"Quando todos os cálculos complicados se revelam falsos, quando os próprios filósofos não têm nada mais a dizer-nos, é desculpável que nos voltemos para a chilreada fortuita dos pássaros ou para o longínquo contrapeso dos astros ou para o sorriso das vacas."
Marguerite Yourcenar, Memórias de Adriano (revista e acrescentada por Carlos C., segundo Aníbal C. S.)

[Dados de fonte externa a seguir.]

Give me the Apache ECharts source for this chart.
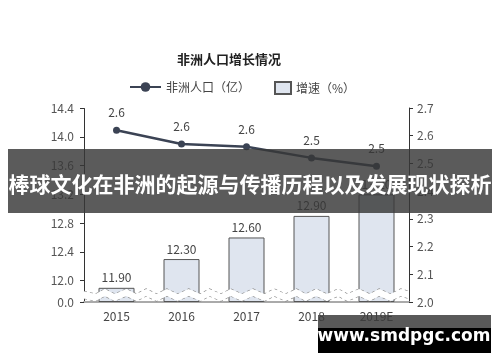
<!DOCTYPE html>
<html>
<head>
<meta charset="utf-8">
<script src="https://cdn.jsdelivr.net/npm/echarts@6/dist/echarts.min.js"></script>
<style>html,body{margin:0;padding:0;background:#fff;}#c{width:500px;height:362px;}</style>
</head>
<body>
<div id="c"></div>
<script>
const categories = ['2015', '2016', '2017', '2018', '2019E'];
const populationValues = [11.90, 12.30, 12.60, 12.90, 13.20];
const growthValues = [2.62, 2.57, 2.56, 2.52, 2.49];
const leftTicks = [0, 12.0, 12.4, 12.8, 13.2, 13.6, 14.0, 14.4];
const rightTicks = [2.0, 2.1, 2.2, 2.3, 2.4, 2.5, 2.6, 2.7];
const titleText = '非洲人口增长情况';
const lineName = '非洲人口（亿）';
const barName = '增速（%）';
const bannerText = '棒球文化在非洲的起源与传播历程以及发展现状探析';
const watermarkText = 'www.smdpgc.com';

const FONT = '"Noto Sans CJK SC", "Noto Sans", sans-serif';
const chart = echarts.init(document.getElementById('c'), null, {renderer: 'canvas'});
chart.setOption({
  animation: false,
  backgroundColor: '#fff',
  textStyle: {fontFamily: FONT},
  title: {
    text: titleText, left: 172, top: 48,
    textStyle: {fontSize: 13, fontWeight: 'bold', color: '#222', fontFamily: FONT}
  },
  legend: [
    {data: [lineName], left: 124, top: 76, itemWidth: 31, itemHeight: 12, itemGap: 10,
     textStyle: {fontSize: 12, color: '#444'}},
    {data: [{name: barName, icon: 'rect'}], left: 269, top: 76, itemWidth: 16, itemHeight: 12,
     textStyle: {fontSize: 12, color: '#444'}}
  ],
  grid: {left: 84, right: 91, top: 108, bottom: 60},
  xAxis: {
    type: 'category', data: categories,
    axisLine: {lineStyle: {color: '#aaa', width: 2}},
    axisTick: {show: false},
    axisLabel: {color: '#444', fontSize: 12, margin: 8}
  },
  yAxis: [
    {
      type: 'value', min: 0, max: 14.4,
      breaks: [{start: 0.05, end: 11.85, gap: '3.6%'}],
      breakArea: {show: true, itemStyle: {color: '#fff', borderColor: '#888', borderWidth: 1.2, opacity: 1},
                  zigzagAmplitude: 2.5, zigzagMinSpan: 9, zigzagMaxSpan: 12, expandOnClick: false},
      axisLine: {show: true, lineStyle: {color: '#333', width: 1}},
      axisTick: {show: true, length: 4, lineStyle: {color: '#333'}, customValues: leftTicks},
      axisLabel: {customValues: leftTicks, formatter: v => Number(v).toFixed(1), color: '#555', fontSize: 12, margin: 10},
      splitLine: {show: false}
    },
    {
      type: 'value', min: 2.0, max: 2.7, interval: 0.1, position: 'right',
      axisLine: {show: true, lineStyle: {color: '#333', width: 1}},
      axisTick: {show: true, length: 4, lineStyle: {color: '#333'}},
      axisLabel: {formatter: v => Number(v).toFixed(1), color: '#555', fontSize: 12, margin: 8},
      splitLine: {show: false}
    }
  ],
  series: [
    {
      name: lineName, type: 'line', yAxisIndex: 1, data: growthValues, z: 5,
      symbol: 'circle', symbolSize: 7,
      lineStyle: {color: '#3b4354', width: 2.5},
      itemStyle: {color: '#3b4354'},
      label: {show: true, position: 'top', distance: 8, color: '#444', fontSize: 12,
              formatter: p => p.value.toFixed(1)}
    },
    {
      name: barName, type: 'bar', yAxisIndex: 0, data: populationValues, barWidth: 36,
      itemStyle: {color: '#dfe5ef', borderColor: '#555', borderWidth: 1},
      label: {show: true, position: 'top', distance: 4, color: '#444', fontSize: 12,
              formatter: p => p.value.toFixed(2)}
    }
  ],
  graphic: [
    {type: 'rect', z: 100, shape: {x: 8, y: 149, width: 484, height: 64}, style: {fill: 'rgba(55,55,55,0.82)'}},
    {type: 'text', z: 101, x: 250, y: 184, style: {text: bannerText, fill: '#fff', align: 'center', verticalAlign: 'middle',
      font: 'bold 21px "Noto Sans CJK SC", sans-serif'}},
    {type: 'rect', z: 100, shape: {x: 318, y: 315, width: 173, height: 13}, style: {fill: 'rgba(60,60,60,0.85)'}},
    {type: 'rect', z: 100, shape: {x: 318, y: 328, width: 173, height: 25}, style: {fill: '#000'}},
    {type: 'text', z: 101, x: 404, y: 337, style: {text: watermarkText, fill: '#fff', align: 'center', verticalAlign: 'middle',
      font: 'bold 17px "DejaVu Sans", sans-serif'}}
  ]
});
</script>
</body>
</html>
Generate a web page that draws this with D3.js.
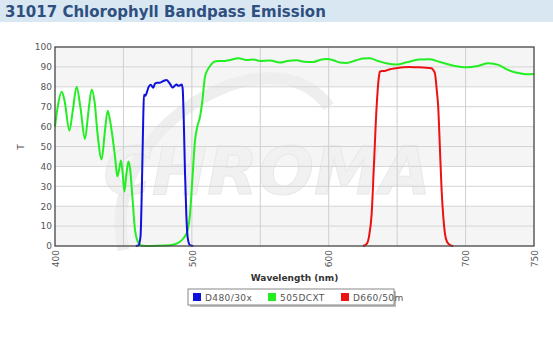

domingo, 5 de maio de 2019

Oportunidade política


«(...) Costa aproveitou a oportunidade. Precisava de criar o ambiente político para a campanha que tem na cabeça. Ele quer o melhor de dois mundos. Depois de ter as vantagens do apoio da esquerda, quer as vantagens de não o ter. Depois de uma maioria sem maioria, quer recuperar o voto útil que morreu quando mostrou que era possível governar com os votos do BE e do PCP sem ficar em primeiro. Um bom final de mandato da "geringonça" impedia a dramatização. Com o cenário montado, era preciso fazer esquecer a lealdade por vezes dolorosa com que os "irresponsáveis" do Bloco e do PCP aprovaram quatro orçamentos que foram além das exigências europeias. (...) 

(...) Como há limites para o contorcionismo, António Costa sabia que BE e PCP não podiam mudar a sua posição de sempre quanto à reposição da carreira dos professores. Tanto o sabia que aceitou, em dois orçamentos sucessivos, a norma que estipulava que apenas o tempo e o modo da reposição dependeriam da disponibilidade orçamental. Saiu-lhe a sorte grande com a cambalhota da direita, que Rio e Cristas vão pagar cara. E veio o terceiro ato: a ameaça de demissão que, a poucos meses das eleições, é apenas um ato de campanha eleitoral. E com ela, uma aldrabice descarada: que a decisão do Parlamento significa um aumento de 800 milhões, incomportável para o Governo. (...) O que mudou foi a oportunidade de Costa arrancar com a sua campanha eleitoral.

Apesar de BE e PCP o terem deixado governar quase sem sobressaltos estes quatro anos, o velho PS quer rédea solta. Só que António Costa não vai ter maioria absoluta. Vai governar com quem depois deste truque de última hora a pensar, como é seu hábito, apenas nos próximos meses? Esta é a pergunta dramática que nos vai fazer na campanha para nos sacar o voto. (...)

Foi a "geringonça" que salvou o PS do destino dos restantes partidos socialistas europeus. Terá de ser uma nova geração de políticos a impedir que o calculismo continue a deitar tudo a perder. Ao apostar todas as fichas num fim triste para a "geringonça", Costa semeia a desilusão e o desalento nos que apoiaram esta solução política.
Mesmo que consiga vitórias circunstanciais, a derrota é brutal. E é por isso que, esta semana, António Costa se juntou à tralha do passado.»